When frozen in the present, the mise-en-scène discloses a community of miserably underemployed people, caught among a ramshackle state machine, a nascent Islamism, and the claims of competing nationalist minorities. A troupe of quasi-Brechtian traveling players is in town, and it enacts a “play within a play,” in which the bitter violence of the region is translated with shocking effect directly onto the stage. Drawn into the social and religious conflict, Ka seems to alternate between visions of “snow” in its macrocosmic form—the chilly and hostile masses—and its microcosmic: the individual beauty and uniqueness of each flake. Along the scrutinized axes that every flake manifests he rediscovers his vocation and inspiration as a poet and arranges a cycle of verses. This collection is lost when, on his return to Frankfurt, he is shot down in a street of the red-light district.

In terms of characterization the novel is disappointing, precisely because its figures lack the crystalline integrity of individuals. Ipek, for example, appears on almost every page yet is barely allowed any
quality other than her allegedly wondrous beauty. The protagonists speak their lines as Islamists, secularists, conformists, and opportunists. And the author leaves no room for doubt that he finds the Islamists the most persuasive and courageous. This is true in spite of the utter nonsense that he makes them spout. A couple of Muslim boys corner Ka and demand that he answer this question, about a dead girl he never met:

Now we'd like to know if you could do us both a favor. The thing is, we can both accept that Teslime might have been driven to the sin of suicide by the pressures from her parents and the state. It's very painful; Fazil can't stop thinking that the girl he loved committed the sin of suicide. But if Teslime was a secret atheist like the one in the story, if she was one of those unlucky souls who don't even know that they are atheists, or if she committed suicide because she was an atheist, for Fazil this is a catastrophe: It means he was in love with an atheist.

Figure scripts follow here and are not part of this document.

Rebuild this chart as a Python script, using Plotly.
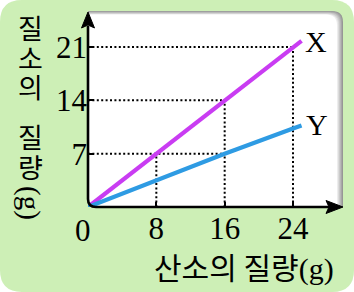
import plotly.graph_objects as go

# ---------------- data ----------------
oxygen_g = [0, 8, 16, 24, 25]
nitrogen_X = [0, 7, 14, 21, 21.8]
nitrogen_Y = [0, 3.5, 7, 10.3, 10.7]
series_names = ["X", "Y"]

x_tick_vals = [8, 16, 24]
x_tick_text = ["8", "16", "24"]
y_tick_vals = [7, 14, 21]
y_tick_text = ["7", "14", "21"]

# dotted guide lines
guide_levels = [7, 14, 21]          # horizontal guides: y value
guide_level_ends = [16, 16, 24]     # ... drawn from x=0 to this x
guide_cols = [8, 16, 24]            # vertical guides: x value
guide_col_tops = [7, 14, 21]        # ... drawn from y=0 to this y

x_title = "산소의 질량"
y_title_top = ["질", "소", "의"]
y_title_bottom = ["질", "량"]
unit_text = "(g)"
origin_text = "0"

# ---------------- layout geometry (pixels) ----------------
W, H = 354, 292
L, R, T, B = 88, 12, 12, 85
PW, PH = W - L - R, H - T - B
XMAX = PW / (205 / 24)
YMAX = PH / (160 / 21)


def px(x):
    return (x - L) / PW


def py(y):
    return (H - B - y) / PH


def P(x, y):
    return f"{px(x):.5f},{py(y):.5f}"


def rrect(x0, y0, x1, y1, r_tl=0, r_tr=0, r_br=0, r_bl=0):
    s = f"M {P(x0 + r_tl, y0)} L {P(x1 - r_tr, y0)} "
    s += f"Q {P(x1, y0)} {P(x1, y0 + r_tr)} " if r_tr else ""
    s += f"L {P(x1, y1 - r_br)} "
    s += f"Q {P(x1, y1)} {P(x1 - r_br, y1)} " if r_br else ""
    s += f"L {P(x0 + r_bl, y1)} "
    s += f"Q {P(x0, y1)} {P(x0, y1 - r_bl)} " if r_bl else ""
    s += f"L {P(x0, y0 + r_tl)} "
    s += f"Q {P(x0, y0)} {P(x0 + r_tl, y0)} " if r_tl else ""
    return s + "Z"


shapes = []
# green rounded background
shapes.append(dict(type="path", xref="paper", yref="paper", layer="below",
                   path=rrect(0, 0, W, H, 22, 22, 22, 22),
                   fillcolor="#CDEFB6", line=dict(width=0)))
# white box with grey shadow on top / right
steps = 7
for i in range(steps):
    t = i / (steps - 1)
    g = int(150 + (255 - 150) * t)
    col = f"rgb({g},{g},{g})"
    shapes.append(dict(type="path", xref="paper", yref="paper", layer="below",
                       path=rrect(88, 11 + i * 0.6, 343 - i, 207, 0, 11, 0, 0),
                       fillcolor=col, line=dict(width=0)))

# axes (rounded corner) + arrowheads
axis_path = (f"M {P(88, 26)} L {P(88, 199)} Q {P(88, 207)} {P(96, 207)} "
             f"L {P(330, 207)}")
shapes.append(dict(type="path", xref="paper", yref="paper", layer="above",
                   path=axis_path, line=dict(color="black", width=2.6)))
shapes.append(dict(type="path", xref="paper", yref="paper", layer="above",
                   path=f"M {P(88, 12)} L {P(94.5, 28)} L {P(88, 25)} L {P(81.5, 28)} Z",
                   fillcolor="black", line=dict(color="black", width=1)))
shapes.append(dict(type="path", xref="paper", yref="paper", layer="above",
                   path=f"M {P(343, 207)} L {P(326, 213.5)} L {P(329, 207)} L {P(326, 200.5)} Z",
                   fillcolor="black", line=dict(color="black", width=1)))

fig = go.Figure()

# dotted guides
gx, gy = [], []
for lv, xe in zip(guide_levels, guide_level_ends):
    gx += [0, xe, None]
    gy += [lv, lv, None]
for xc, yt in zip(guide_cols, guide_col_tops):
    gx += [xc, xc, None]
    gy += [0, yt, None]
fig.add_trace(go.Scatter(x=gx, y=gy, mode="lines", hoverinfo="skip",
                         line=dict(color="black", width=2, dash="2px,2.4px"),
                         showlegend=False))

fig.add_trace(go.Scatter(x=oxygen_g, y=nitrogen_X, mode="lines", name=series_names[0],
                         line=dict(color="#C93CF2", width=4.2), showlegend=False))
fig.add_trace(go.Scatter(x=oxygen_g, y=nitrogen_Y, mode="lines", name=series_names[1],
                         line=dict(color="#2E9BE3", width=4.2), showlegend=False))

serif = "Liberation Serif"
kr = "Noto Sans CJK KR"
TICK = 31
ann = []
# series labels at line ends
ann.append(dict(x=oxygen_g[-1], y=nitrogen_X[-1], xref="x", yref="y", text=series_names[0],
                showarrow=False, xanchor="left", yanchor="middle", xshift=1, yshift=-1,
                font=dict(family=serif, size=30, color="black")))
ann.append(dict(x=oxygen_g[-1], y=nitrogen_Y[-1], xref="x", yref="y", text=series_names[1],
                showarrow=False, xanchor="left", yanchor="middle", xshift=2, yshift=1,
                font=dict(family=serif, size=30, color="black")))
# origin label
ann.append(dict(x=px(83), y=py(230), xref="paper", yref="paper", text=origin_text,
                showarrow=False, xanchor="center", yanchor="middle",
                font=dict(family=serif, size=TICK, color="black")))
# x title
ann.append(dict(x=px(244), y=py(266), xref="paper", yref="paper",
                text=x_title + f"<span style='font-family:{serif}'>{unit_text}</span>",
                showarrow=False, xanchor="center", yanchor="middle",
                font=dict(family=kr, size=30, color="black")))


def stack(chars):
    return "<br>".join(f"<span style='font-size:27px'>{c}</span>" for c in chars)


# y title (vertical)
ann.append(dict(x=px(30), y=py(57), xref="paper", yref="paper", text=stack(y_title_top),
                showarrow=False, xanchor="center", yanchor="middle",
                font=dict(family=kr, size=22.7, color="black")))
ann.append(dict(x=px(30), y=py(151), xref="paper", yref="paper", text=stack(y_title_bottom),
                showarrow=False, xanchor="center", yanchor="middle",
                font=dict(family=kr, size=22.7, color="black")))
ann.append(dict(x=px(30), y=py(203), xref="paper", yref="paper", text=unit_text,
                showarrow=False, xanchor="center", yanchor="middle", textangle=90,
                font=dict(family=serif, size=29, color="black")))

fig.update_layout(
    width=W, height=H,
    margin=dict(l=L, r=R, t=T, b=B, pad=0),
    paper_bgcolor="white",
    plot_bgcolor="rgba(0,0,0,0)",
    shapes=shapes,
    annotations=ann,
    showlegend=False,
    xaxis=dict(range=[0, XMAX], showgrid=False, zeroline=False, showline=False,
               tickvals=x_tick_vals, ticktext=x_tick_text, ticks="inside",
               ticklen=5, tickwidth=2, tickcolor="black",
               tickfont=dict(family=serif, size=TICK, color="black"), fixedrange=True),
    yaxis=dict(range=[0, YMAX], showgrid=False, zeroline=False, showline=False,
               tickvals=y_tick_vals, ticktext=y_tick_text, ticks="inside",
               ticklen=6, tickwidth=2, tickcolor="black",
               tickfont=dict(family=serif, size=TICK, color="black"), fixedrange=True),
)

fig.write_html("out.html", config=dict(displayModeBar=False))
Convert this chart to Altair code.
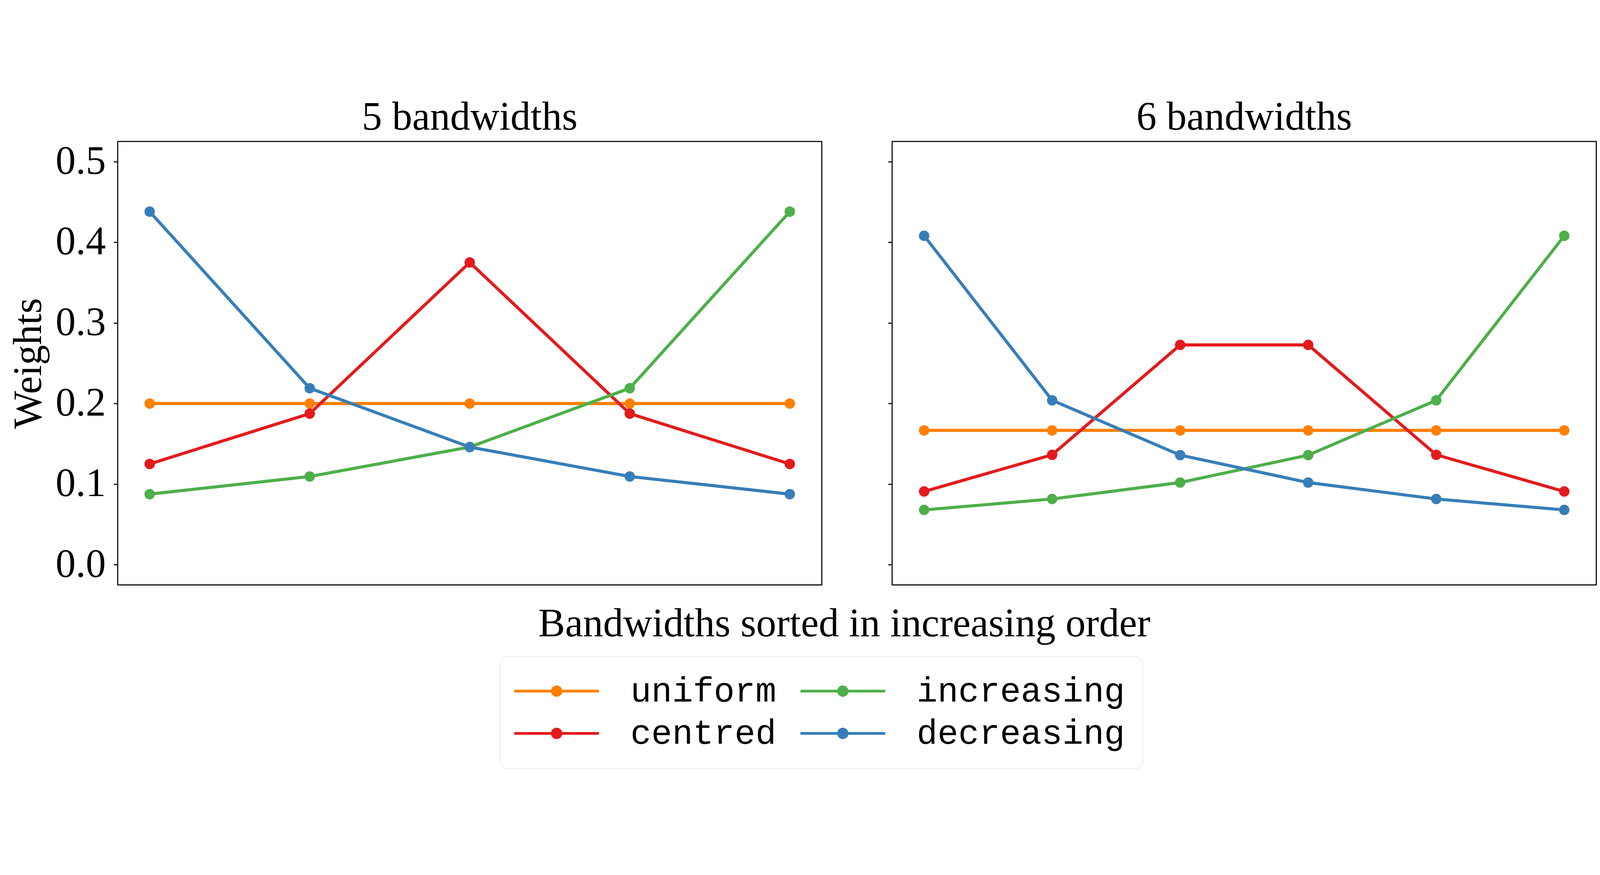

I should caution the potential reader that a great deal of the dialogue is as lengthy and stilted as that, even if in this instance the self-imposed predicaments of the pious, along with their awful self-pitying solipsism, are captured fairly well. So is the superiority/inferiority complex of many provincial Turks—almost masochistic when it comes to detailing their own woes, yet intensely resentful of any “outside” sympathy. Most faithfully rendered, however, is the pervading sense that secularism has been, or is being, rapidly nullified by diminishing returns. The acting troupe is run by a vain old Kemalist mountebank named Sunay Zaim, who once fancied himself an Atatürk look-alike, and his equally decrepit and posturing lady friend. The army and the police use torture as a matter of course to hang on to power. Their few civilian supporters are represented as diseased old ex-Stalinists whose leader—one Z. Demirkol, not further named—could have leapt from the pages of Soviet agitprop. These forces take advantage of the snowstorm to mount a coup in Kars and impose their own arbitrary
will, though it is never explained why they do this or how they can hope to get away with it.